Zoning is also imposed as something for our own good, and it can do some good, but it is often applied in a unilateral and unreflective way that brings in its wake bad consequences. We then have forest zoning that excludes people, but does nothing about the destruction of the forests. We have marginal land of no agricultural value that now needs special and expensive hearings to determine whether it can be lived on. Then the codes step in and demand conventional flush toilets and septic fields, or in jurisdictions where composting toilets are allowed, they still demand somewhat smaller leach fields to treat grey water. Again the result is to discourage people from building their own homes.

With institutionalization comes the monetarization of housing which expresses itself, for example, in what is a common investment strategy of buying up homes and renting them out. A reasonably priced home that comes on the market goes, not to the first-time home buyer, but to one of these investors who is primed to move quickly and has the financing in place because he or she already owns 5 or 10 houses or more, and is sometimes connected to the real estate world, as well. And the houses we do purchase are usually bought on credit so that the bulk of the money we spend on them goes to the mortgage lenders in the form of interest.

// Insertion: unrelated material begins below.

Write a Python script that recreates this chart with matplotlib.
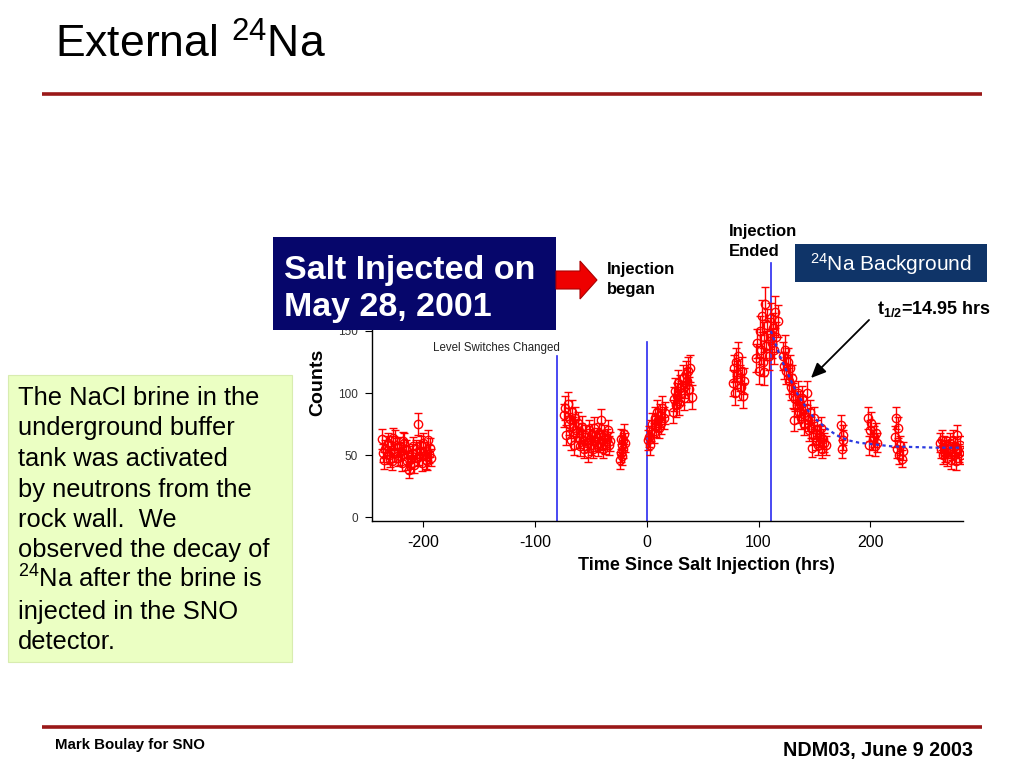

Instead of this kind of institutionalization, home building should evoke another whole set of images: finding a piece of land that we can really care for; spending time there to get to know it, finding a house site on it where we can have sunshine, drawing up our designs and digging in the earth, and watching the building grow from the work of our own hands. The home that results from such a process is truly ours, and we have grown in creating it. It speaks to us in a different way than buildings built by others for profit. It is an act of economic liberation whose repercussions will echo down through our years living there.

But why is there so little of this kind of liberative housing in this country? We have been sold another whole view of housing: big house with lots of wasted space, homes with no one in them, elaborate kitchens where no one has time to cook, workshops where nothing gets made, houses that are meant to proclaim that we have somehow made it, and achieved the American dream, as if we can truly realize the dreams that matter by purchasing them. And since we lack the imagination for truly radical housing, we have structured our society accordingly. We tolerate the high price of land, and the layers of bureaucratic rules that convince us that even if we want to build our own home out of natural materials, the way would be strewn with obstacles.
Thanks 79.

_79 09-03-2007 10:28 PM

Re: Radical Simplicity and the Fourth Step(free online book)
 
Quote:

Originally Posted by AMforPM (Post 722237)
Nice! It covers many topics from homeschooling to z. This bit on building your own I particularly like.



Thanks 79.

Thank you. I found the site very useful too, bookmarked and will be returning.

Vast linkage there too.

P.S. That passage on housing also got my attention. I read it carefully. Very condense presentation of state of the matter.

DogFarm 09-03-2007 10:39 PM

Re: Radical Simplicity and the Fourth Step(free online book)
 
Looks very interesting. Thank you very much for posting! :bear_w00t:

AMforPM 09-03-2007 10:40 PM

Re: Radical Simplicity and the Fourth Step(free online book)
 
They want to bill us by the month to breathe, actually. But I think those days are numbered.